Nothing in the data should change when you return it, but leave the pictures out.

### DATA LINES
###

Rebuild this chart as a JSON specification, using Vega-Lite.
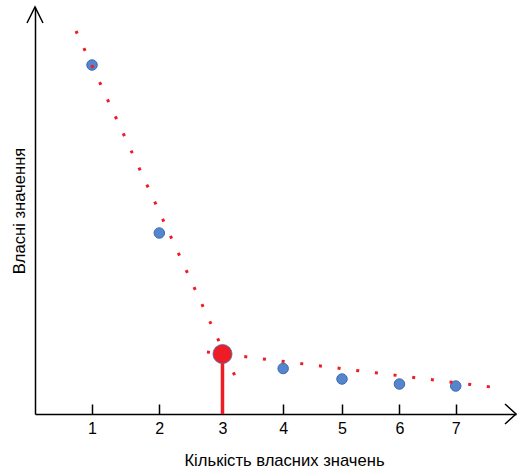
{
  "$schema": "https://vega.github.io/schema/vega-lite/v6.json",
  "width": 481,
  "height": 407,
  "autosize": {"type": "none"},
  "padding": {"left": 35, "top": 7, "right": 3, "bottom": 55},
  "config": {"view": {"stroke": null}, "font": "Liberation Sans"},
  "datasets": {
    "points": [
      {"n": 1, "ev": 3.49},
      {"n": 2, "ev": 1.81},
      {"n": 4, "ev": 0.455},
      {"n": 5, "ev": 0.35},
      {"n": 6, "ev": 0.30},
      {"n": 7, "ev": 0.28}
    ],
    "line1": [{"n": 0.776, "ev": 3.83}, {"n": 3.203, "ev": 0.38}],
    "line2": [{"n": 2.75, "ev": 0.62}, {"n": 7.632, "ev": 0.27}],
    "elbow": [{"n": 3, "ev": 0.6}],
    "arrowUp": [{"n": 0.243, "ev": 4.07}],
    "arrowRight": [{"n": 8.09, "ev": 0}]
  },
  "encoding": {
    "x": {
      "field": "n",
      "type": "quantitative",
      "scale": {"type": "pow", "exponent": 0.88, "domain": [0.243, 8.09], "nice": false, "zero": false},
      "axis": {
        "title": "Кількість власних значень",
        "values": [1, 2, 3, 4, 5, 6, 7],
        "format": "d",
        "grid": false,
        "tickSize": -10,
        "tickWidth": 1.5,
        "tickColor": "#000",
        "domainColor": "#000",
        "domainWidth": 1.5,
        "labelFontSize": 16,
        "labelColor": "#000",
        "labelPadding": 16,
        "labelFlush": false,
        "titleFontSize": 16.6,
        "titleFontWeight": "normal",
        "titleColor": "#000",
        "titleX": 249,
        "titleY": 38,
        "titleAlign": "center",
        "titleBaseline": "top"
      }
    },
    "y": {
      "field": "ev",
      "type": "quantitative",
      "scale": {"domain": [0, 4.07], "nice": false},
      "axis": {
        "title": "Власні значення",
        "ticks": false,
        "labels": false,
        "grid": false,
        "domainColor": "#000",
        "domainWidth": 1.5,
        "titleFontSize": 16.6,
        "titleFontWeight": "normal",
        "titleColor": "#000",
        "titlePadding": 8
      }
    }
  },
  "layer": [
    {
      "data": {"name": "points"},
      "mark": {"type": "circle", "size": 110, "fill": "#5585CC", "stroke": "#3C6AB0", "strokeWidth": 1, "opacity": 1}
    },
    {
      "data": {"name": "line1"},
      "mark": {"type": "line", "color": "#EE1C25", "strokeWidth": 3, "strokeDash": [3, 15.8], "strokeCap": "butt"},
      "encoding": {}
    },
    {
      "data": {"name": "line2"},
      "mark": {"type": "line", "color": "#EE1C25", "strokeWidth": 3, "strokeDash": [3, 15.8], "strokeCap": "butt"},
      "encoding": {}
    },
    {
      "data": {"name": "elbow"},
      "mark": {"type": "rule", "color": "#EE1C25", "strokeWidth": 3.5},
      "encoding": {"y2": {"datum": 0}}
    },
    {
      "data": {"name": "elbow"},
      "mark": {"type": "circle", "size": 365, "fill": "#EE1C25", "stroke": "#4A6FB0", "strokeWidth": 0.8, "opacity": 1}
    },
    {
      "data": {"name": "arrowUp"},
      "mark": {"type": "point", "shape": "M-1,2L0,0L1,2", "size": 256, "filled": false, "stroke": "#000", "strokeWidth": 1.5, "opacity": 1}
    },
    {
      "data": {"name": "arrowRight"},
      "mark": {"type": "point", "shape": "M-1.1,-1L0,0L-1.1,1", "size": 400, "filled": false, "stroke": "#000", "strokeWidth": 1.5, "opacity": 1}
    }
  ]
}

###

### TASK RESPONSE
Rebuild this chart as a JSON specification, using Vega-Lite.
{
  "$schema": "https://vega.github.io/schema/vega-lite/v6.json",
  "width": 481,
  "height": 407,
  "autosize": {"type": "none"},
  "padding": {"left": 35, "top": 7, "right": 3, "bottom": 55},
  "config": {"view": {"stroke": null}, "font": "Liberation Sans"},
  "datasets": {
    "points": [
      {"n": 1, "ev": 3.49},
      {"n": 2, "ev": 1.81},
      {"n": 4, "ev": 0.455},
      {"n": 5, "ev": 0.35},
      {"n": 6, "ev": 0.30},
      {"n": 7, "ev": 0.28}
    ],
    "line1": [{"n": 0.776, "ev": 3.83}, {"n": 3.203, "ev": 0.38}],
    "line2": [{"n": 2.75, "ev": 0.62}, {"n": 7.632, "ev": 0.27}],
    "elbow": [{"n": 3, "ev": 0.6}],
    "arrowUp": [{"n": 0.243, "ev": 4.07}],
    "arrowRight": [{"n": 8.09, "ev": 0}]
  },
  "encoding": {
    "x": {
      "field": "n",
      "type": "quantitative",
      "scale": {"type": "pow", "exponent": 0.88, "domain": [0.243, 8.09], "nice": false, "zero": false},
      "axis": {
        "title": "Кількість власних значень",
        "values": [1, 2, 3, 4, 5, 6, 7],
        "format": "d",
        "grid": false,
        "tickSize": -10,
        "tickWidth": 1.5,
        "tickColor": "#000",
        "domainColor": "#000",
        "domainWidth": 1.5,
        "labelFontSize": 16,
        "labelColor": "#000",
        "labelPadding": 16,
        "labelFlush": false,
        "titleFontSize": 16.6,
        "titleFontWeight": "normal",
        "titleColor": "#000",
        "titleX": 249,
        "titleY": 38,
        "titleAlign": "center",
        "titleBaseline": "top"
      }
    },
    "y": {
      "field": "ev",
      "type": "quantitative",
      "scale": {"domain": [0, 4.07], "nice": false},
      "axis": {
        "title": "Власні значення",
        "ticks": false,
        "labels": false,
        "grid": false,
        "domainColor": "#000",
        "domainWidth": 1.5,
        "titleFontSize": 16.6,
        "titleFontWeight": "normal",
        "titleColor": "#000",
        "titlePadding": 8
      }
    }
  },
  "layer": [
    {
      "data": {"name": "points"},
      "mark": {"type": "circle", "size": 110, "fill": "#5585CC", "stroke": "#3C6AB0", "strokeWidth": 1, "opacity": 1}
    },
    {
      "data": {"name": "line1"},
      "mark": {"type": "line", "color": "#EE1C25", "strokeWidth": 3, "strokeDash": [3, 15.8], "strokeCap": "butt"},
      "encoding": {}
    },
    {
      "data": {"name": "line2"},
      "mark": {"type": "line", "color": "#EE1C25", "strokeWidth": 3, "strokeDash": [3, 15.8], "strokeCap": "butt"},
      "encoding": {}
    },
    {
      "data": {"name": "elbow"},
      "mark": {"type": "rule", "color": "#EE1C25", "strokeWidth": 3.5},
      "encoding": {"y2": {"datum": 0}}
    },
    {
      "data": {"name": "elbow"},
      "mark": {"type": "circle", "size": 365, "fill": "#EE1C25", "stroke": "#4A6FB0", "strokeWidth": 0.8, "opacity": 1}
    },
    {
      "data": {"name": "arrowUp"},
      "mark": {"type": "point", "shape": "M-1,2L0,0L1,2", "size": 256, "filled": false, "stroke": "#000", "strokeWidth": 1.5, "opacity": 1}
    },
    {
      "data": {"name": "arrowRight"},
      "mark": {"type": "point", "shape": "M-1.1,-1L0,0L-1.1,1", "size": 400, "filled": false, "stroke": "#000", "strokeWidth": 1.5, "opacity": 1}
    }
  ]
}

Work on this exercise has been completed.